(MATERIAL FOR THE TASK)
<<<<

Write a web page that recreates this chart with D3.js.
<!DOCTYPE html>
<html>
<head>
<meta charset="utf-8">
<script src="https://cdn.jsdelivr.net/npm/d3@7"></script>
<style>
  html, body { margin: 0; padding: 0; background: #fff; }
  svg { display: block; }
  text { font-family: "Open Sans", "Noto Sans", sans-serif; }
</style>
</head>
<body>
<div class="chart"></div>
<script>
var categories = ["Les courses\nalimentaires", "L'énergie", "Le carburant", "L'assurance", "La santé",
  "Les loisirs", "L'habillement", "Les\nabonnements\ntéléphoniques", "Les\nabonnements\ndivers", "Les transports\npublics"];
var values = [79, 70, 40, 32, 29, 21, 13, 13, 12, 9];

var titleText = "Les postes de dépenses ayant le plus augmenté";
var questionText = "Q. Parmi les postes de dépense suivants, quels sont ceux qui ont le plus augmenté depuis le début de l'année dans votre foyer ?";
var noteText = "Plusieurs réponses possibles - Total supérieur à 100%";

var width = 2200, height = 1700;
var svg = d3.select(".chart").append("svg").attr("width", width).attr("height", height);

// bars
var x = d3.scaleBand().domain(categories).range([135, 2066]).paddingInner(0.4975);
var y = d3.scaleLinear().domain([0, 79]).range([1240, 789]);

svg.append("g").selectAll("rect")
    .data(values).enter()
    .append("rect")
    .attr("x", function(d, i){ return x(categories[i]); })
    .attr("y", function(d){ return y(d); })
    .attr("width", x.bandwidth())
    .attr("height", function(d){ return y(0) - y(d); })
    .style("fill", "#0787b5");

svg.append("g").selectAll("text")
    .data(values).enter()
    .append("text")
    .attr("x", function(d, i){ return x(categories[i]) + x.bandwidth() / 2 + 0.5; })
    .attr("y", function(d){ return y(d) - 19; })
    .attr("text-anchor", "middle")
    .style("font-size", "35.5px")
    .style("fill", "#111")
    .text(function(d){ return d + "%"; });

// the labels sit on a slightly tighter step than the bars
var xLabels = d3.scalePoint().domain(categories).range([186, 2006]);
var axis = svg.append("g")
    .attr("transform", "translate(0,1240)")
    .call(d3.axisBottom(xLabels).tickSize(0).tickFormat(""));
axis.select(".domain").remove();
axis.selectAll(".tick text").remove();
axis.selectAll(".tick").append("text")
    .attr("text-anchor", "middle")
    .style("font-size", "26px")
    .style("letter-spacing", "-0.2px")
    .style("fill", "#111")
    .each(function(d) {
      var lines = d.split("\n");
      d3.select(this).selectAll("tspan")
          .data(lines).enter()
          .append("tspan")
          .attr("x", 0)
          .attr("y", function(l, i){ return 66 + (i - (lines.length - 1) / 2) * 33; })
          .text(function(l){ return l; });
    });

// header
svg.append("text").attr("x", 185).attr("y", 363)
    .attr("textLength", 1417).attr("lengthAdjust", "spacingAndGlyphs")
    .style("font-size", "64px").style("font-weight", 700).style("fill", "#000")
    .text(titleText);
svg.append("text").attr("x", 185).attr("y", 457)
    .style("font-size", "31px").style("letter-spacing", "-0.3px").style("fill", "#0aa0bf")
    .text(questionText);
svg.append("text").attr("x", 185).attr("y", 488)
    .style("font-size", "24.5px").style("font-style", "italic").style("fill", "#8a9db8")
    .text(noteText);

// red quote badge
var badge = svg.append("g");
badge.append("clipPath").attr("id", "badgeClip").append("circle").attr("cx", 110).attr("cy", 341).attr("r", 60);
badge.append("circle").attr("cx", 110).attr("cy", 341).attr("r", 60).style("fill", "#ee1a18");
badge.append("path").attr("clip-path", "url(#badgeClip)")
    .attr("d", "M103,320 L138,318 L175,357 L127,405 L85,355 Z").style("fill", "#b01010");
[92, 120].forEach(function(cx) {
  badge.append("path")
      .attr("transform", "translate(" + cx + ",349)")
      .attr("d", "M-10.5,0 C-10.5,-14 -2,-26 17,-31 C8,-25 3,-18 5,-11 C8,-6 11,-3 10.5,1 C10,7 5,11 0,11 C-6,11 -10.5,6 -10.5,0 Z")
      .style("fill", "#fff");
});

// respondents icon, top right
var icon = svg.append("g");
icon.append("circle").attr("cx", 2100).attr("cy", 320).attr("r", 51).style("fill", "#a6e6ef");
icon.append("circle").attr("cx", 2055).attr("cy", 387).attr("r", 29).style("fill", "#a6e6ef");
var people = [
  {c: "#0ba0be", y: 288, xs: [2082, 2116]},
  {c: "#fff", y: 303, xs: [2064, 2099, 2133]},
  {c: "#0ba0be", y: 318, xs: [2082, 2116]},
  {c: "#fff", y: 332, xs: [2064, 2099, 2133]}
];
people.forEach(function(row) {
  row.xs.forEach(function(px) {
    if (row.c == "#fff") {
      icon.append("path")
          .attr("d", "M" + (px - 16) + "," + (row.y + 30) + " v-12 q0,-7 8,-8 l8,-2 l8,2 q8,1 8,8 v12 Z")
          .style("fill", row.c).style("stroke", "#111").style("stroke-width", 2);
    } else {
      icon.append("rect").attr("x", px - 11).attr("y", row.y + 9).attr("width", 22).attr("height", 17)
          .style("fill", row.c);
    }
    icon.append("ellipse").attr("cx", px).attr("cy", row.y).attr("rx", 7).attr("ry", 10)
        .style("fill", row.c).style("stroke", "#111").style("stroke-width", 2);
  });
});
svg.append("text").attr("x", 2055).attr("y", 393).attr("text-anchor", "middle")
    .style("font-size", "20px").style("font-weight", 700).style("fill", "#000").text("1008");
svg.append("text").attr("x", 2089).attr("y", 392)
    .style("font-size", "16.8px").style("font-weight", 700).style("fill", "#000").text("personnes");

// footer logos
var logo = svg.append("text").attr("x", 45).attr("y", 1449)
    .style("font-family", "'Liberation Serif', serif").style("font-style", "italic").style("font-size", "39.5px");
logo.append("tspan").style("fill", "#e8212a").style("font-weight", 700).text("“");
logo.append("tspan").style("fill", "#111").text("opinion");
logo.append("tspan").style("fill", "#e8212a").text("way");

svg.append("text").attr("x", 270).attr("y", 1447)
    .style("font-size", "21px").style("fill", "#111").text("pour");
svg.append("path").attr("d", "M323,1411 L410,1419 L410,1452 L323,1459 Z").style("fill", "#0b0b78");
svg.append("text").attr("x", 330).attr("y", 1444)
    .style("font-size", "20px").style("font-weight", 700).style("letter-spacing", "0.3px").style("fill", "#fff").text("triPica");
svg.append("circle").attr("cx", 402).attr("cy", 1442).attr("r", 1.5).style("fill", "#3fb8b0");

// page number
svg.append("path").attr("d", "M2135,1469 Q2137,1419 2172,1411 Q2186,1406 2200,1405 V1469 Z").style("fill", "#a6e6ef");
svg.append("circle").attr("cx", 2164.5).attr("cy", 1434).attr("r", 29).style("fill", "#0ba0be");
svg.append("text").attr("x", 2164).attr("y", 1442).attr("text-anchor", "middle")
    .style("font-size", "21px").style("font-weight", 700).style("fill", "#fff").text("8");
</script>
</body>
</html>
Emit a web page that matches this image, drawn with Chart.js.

>>>>

(WHAT THE TASK ASKS) Give the entries once more, exactly as they appear.

(OUTPUT OF THE TASK)
Write a web page that recreates this chart with D3.js.
<!DOCTYPE html>
<html>
<head>
<meta charset="utf-8">
<script src="https://cdn.jsdelivr.net/npm/d3@7"></script>
<style>
  html, body { margin: 0; padding: 0; background: #fff; }
  svg { display: block; }
  text { font-family: "Open Sans", "Noto Sans", sans-serif; }
</style>
</head>
<body>
<div class="chart"></div>
<script>
var categories = ["Les courses\nalimentaires", "L'énergie", "Le carburant", "L'assurance", "La santé",
  "Les loisirs", "L'habillement", "Les\nabonnements\ntéléphoniques", "Les\nabonnements\ndivers", "Les transports\npublics"];
var values = [79, 70, 40, 32, 29, 21, 13, 13, 12, 9];

var titleText = "Les postes de dépenses ayant le plus augmenté";
var questionText = "Q. Parmi les postes de dépense suivants, quels sont ceux qui ont le plus augmenté depuis le début de l'année dans votre foyer ?";
var noteText = "Plusieurs réponses possibles - Total supérieur à 100%";

var width = 2200, height = 1700;
var svg = d3.select(".chart").append("svg").attr("width", width).attr("height", height);

// bars
var x = d3.scaleBand().domain(categories).range([135, 2066]).paddingInner(0.4975);
var y = d3.scaleLinear().domain([0, 79]).range([1240, 789]);

svg.append("g").selectAll("rect")
    .data(values).enter()
    .append("rect")
    .attr("x", function(d, i){ return x(categories[i]); })
    .attr("y", function(d){ return y(d); })
    .attr("width", x.bandwidth())
    .attr("height", function(d){ return y(0) - y(d); })
    .style("fill", "#0787b5");

svg.append("g").selectAll("text")
    .data(values).enter()
    .append("text")
    .attr("x", function(d, i){ return x(categories[i]) + x.bandwidth() / 2 + 0.5; })
    .attr("y", function(d){ return y(d) - 19; })
    .attr("text-anchor", "middle")
    .style("font-size", "35.5px")
    .style("fill", "#111")
    .text(function(d){ return d + "%"; });

// the labels sit on a slightly tighter step than the bars
var xLabels = d3.scalePoint().domain(categories).range([186, 2006]);
var axis = svg.append("g")
    .attr("transform", "translate(0,1240)")
    .call(d3.axisBottom(xLabels).tickSize(0).tickFormat(""));
axis.select(".domain").remove();
axis.selectAll(".tick text").remove();
axis.selectAll(".tick").append("text")
    .attr("text-anchor", "middle")
    .style("font-size", "26px")
    .style("letter-spacing", "-0.2px")
    .style("fill", "#111")
    .each(function(d) {
      var lines = d.split("\n");
      d3.select(this).selectAll("tspan")
          .data(lines).enter()
          .append("tspan")
          .attr("x", 0)
          .attr("y", function(l, i){ return 66 + (i - (lines.length - 1) / 2) * 33; })
          .text(function(l){ return l; });
    });

// header
svg.append("text").attr("x", 185).attr("y", 363)
    .attr("textLength", 1417).attr("lengthAdjust", "spacingAndGlyphs")
    .style("font-size", "64px").style("font-weight", 700).style("fill", "#000")
    .text(titleText);
svg.append("text").attr("x", 185).attr("y", 457)
    .style("font-size", "31px").style("letter-spacing", "-0.3px").style("fill", "#0aa0bf")
    .text(questionText);
svg.append("text").attr("x", 185).attr("y", 488)
    .style("font-size", "24.5px").style("font-style", "italic").style("fill", "#8a9db8")
    .text(noteText);

// red quote badge
var badge = svg.append("g");
badge.append("clipPath").attr("id", "badgeClip").append("circle").attr("cx", 110).attr("cy", 341).attr("r", 60);
badge.append("circle").attr("cx", 110).attr("cy", 341).attr("r", 60).style("fill", "#ee1a18");
badge.append("path").attr("clip-path", "url(#badgeClip)")
    .attr("d", "M103,320 L138,318 L175,357 L127,405 L85,355 Z").style("fill", "#b01010");
[92, 120].forEach(function(cx) {
  badge.append("path")
      .attr("transform", "translate(" + cx + ",349)")
      .attr("d", "M-10.5,0 C-10.5,-14 -2,-26 17,-31 C8,-25 3,-18 5,-11 C8,-6 11,-3 10.5,1 C10,7 5,11 0,11 C-6,11 -10.5,6 -10.5,0 Z")
      .style("fill", "#fff");
});

// respondents icon, top right
var icon = svg.append("g");
icon.append("circle").attr("cx", 2100).attr("cy", 320).attr("r", 51).style("fill", "#a6e6ef");
icon.append("circle").attr("cx", 2055).attr("cy", 387).attr("r", 29).style("fill", "#a6e6ef");
var people = [
  {c: "#0ba0be", y: 288, xs: [2082, 2116]},
  {c: "#fff", y: 303, xs: [2064, 2099, 2133]},
  {c: "#0ba0be", y: 318, xs: [2082, 2116]},
  {c: "#fff", y: 332, xs: [2064, 2099, 2133]}
];
people.forEach(function(row) {
  row.xs.forEach(function(px) {
    if (row.c == "#fff") {
      icon.append("path")
          .attr("d", "M" + (px - 16) + "," + (row.y + 30) + " v-12 q0,-7 8,-8 l8,-2 l8,2 q8,1 8,8 v12 Z")
          .style("fill", row.c).style("stroke", "#111").style("stroke-width", 2);
    } else {
      icon.append("rect").attr("x", px - 11).attr("y", row.y + 9).attr("width", 22).attr("height", 17)
          .style("fill", row.c);
    }
    icon.append("ellipse").attr("cx", px).attr("cy", row.y).attr("rx", 7).attr("ry", 10)
        .style("fill", row.c).style("stroke", "#111").style("stroke-width", 2);
  });
});
svg.append("text").attr("x", 2055).attr("y", 393).attr("text-anchor", "middle")
    .style("font-size", "20px").style("font-weight", 700).style("fill", "#000").text("1008");
svg.append("text").attr("x", 2089).attr("y", 392)
    .style("font-size", "16.8px").style("font-weight", 700).style("fill", "#000").text("personnes");

// footer logos
var logo = svg.append("text").attr("x", 45).attr("y", 1449)
    .style("font-family", "'Liberation Serif', serif").style("font-style", "italic").style("font-size", "39.5px");
logo.append("tspan").style("fill", "#e8212a").style("font-weight", 700).text("“");
logo.append("tspan").style("fill", "#111").text("opinion");
logo.append("tspan").style("fill", "#e8212a").text("way");

svg.append("text").attr("x", 270).attr("y", 1447)
    .style("font-size", "21px").style("fill", "#111").text("pour");
svg.append("path").attr("d", "M323,1411 L410,1419 L410,1452 L323,1459 Z").style("fill", "#0b0b78");
svg.append("text").attr("x", 330).attr("y", 1444)
    .style("font-size", "20px").style("font-weight", 700).style("letter-spacing", "0.3px").style("fill", "#fff").text("triPica");
svg.append("circle").attr("cx", 402).attr("cy", 1442).attr("r", 1.5).style("fill", "#3fb8b0");

// page number
svg.append("path").attr("d", "M2135,1469 Q2137,1419 2172,1411 Q2186,1406 2200,1405 V1469 Z").style("fill", "#a6e6ef");
svg.append("circle").attr("cx", 2164.5).attr("cy", 1434).attr("r", 29).style("fill", "#0ba0be");
svg.append("text").attr("x", 2164).attr("y", 1442).attr("text-anchor", "middle")
    .style("font-size", "21px").style("font-weight", 700).style("fill", "#fff").text("8");
</script>
</body>
</html>
Emit a web page that matches this image, drawn with Chart.js.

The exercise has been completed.